I found myself alone, I thought, in my father’s empty house, except my mother was there again, a phantom in the linen cupboard, asserted by her neat and rounded girl’s boarding‑school script.  She was still the ghost in the machine of household tasks, those small renewals and re-orderings that sustain us, leave us free for the vast and dirty business of living.

The bedding was ready, last washed well over seven years before, but still fresh and well wrapped.
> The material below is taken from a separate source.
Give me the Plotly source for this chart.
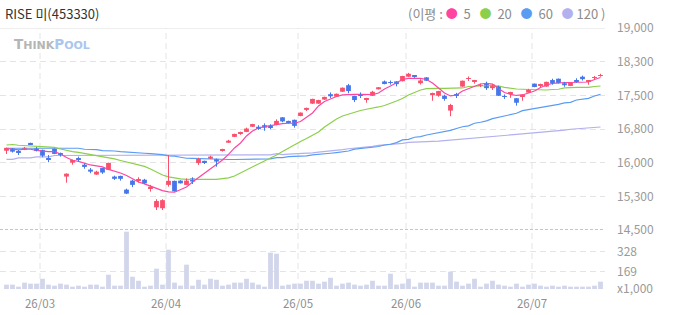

As each seal was broken, my mother disintegrated a little further.  My niece, who had picked me up at the airport, remarked on each label, in baffled awe of so dedicated an engagement with entropy.   All those hours spent on keeping a clean house; all those thousands of hours spent folding and ironing, as if the forces of disorder were ever massed outdoors, pacing and snarling in the raspberry canes, waiting for an unfinished task, for the defenses to come down.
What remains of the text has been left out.